Awareness brings silly excuses for trying to change us. Like: “ABA is not that bad if used right”. Wrong: anything you want me to change because you cannot understand, it is not my deficit, it is yours.

Awareness makes our portrayal in the media as difficult, pitiful and dangerous and makes it seem like the reality of our lives. Nobody asks us how we feel. When a parent murders an Autistic child (or adult), the sympathy goes to the parent. We are said to be better off dead.

Do you still think we need awareness?

We need acceptance and inclusion. We need to be seen as complete human beings. The help we might need should not be considered something to avoid. We have a lot to offer, but not if pity and fear are the first associations people make with autism.

Technology can help us show who we really are, what we think, what we want. Trust us, accept us, listen to us, talk to us.

Autistics, and other disabled people, are using technology to be included in classrooms, to better navigate the world. This technology can help us show self-determination, it can help us advocate for ourselves and for others. Acceptance is the guarantee that we will be able to use all the technology available to, for example, say what we think without being punished for being “non-compliant”. Our individuality and our personality can show without the burden of awareness-driven ideas that we are not whole and that we need to “change”.
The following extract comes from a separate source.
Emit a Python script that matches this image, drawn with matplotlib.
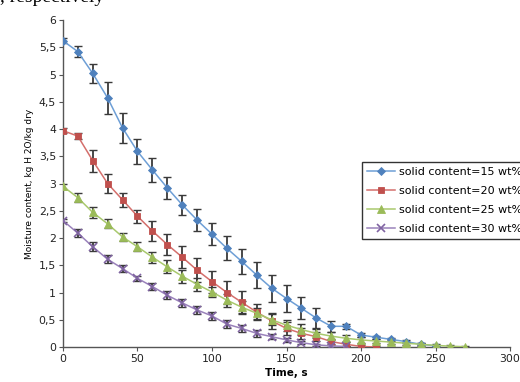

Acceptance includes the broad use of all available technology in classrooms and work places. Teachers, professionals, co-workers and employers should learn the different ways we use technology for a better understanding and productivity in every area of our lives.

No more awareness. I reject this message. If you cannot accept me, move away and let me continue my journey.

I want acceptance and opportunities. I say this with the unquestionable authority of being Autistic.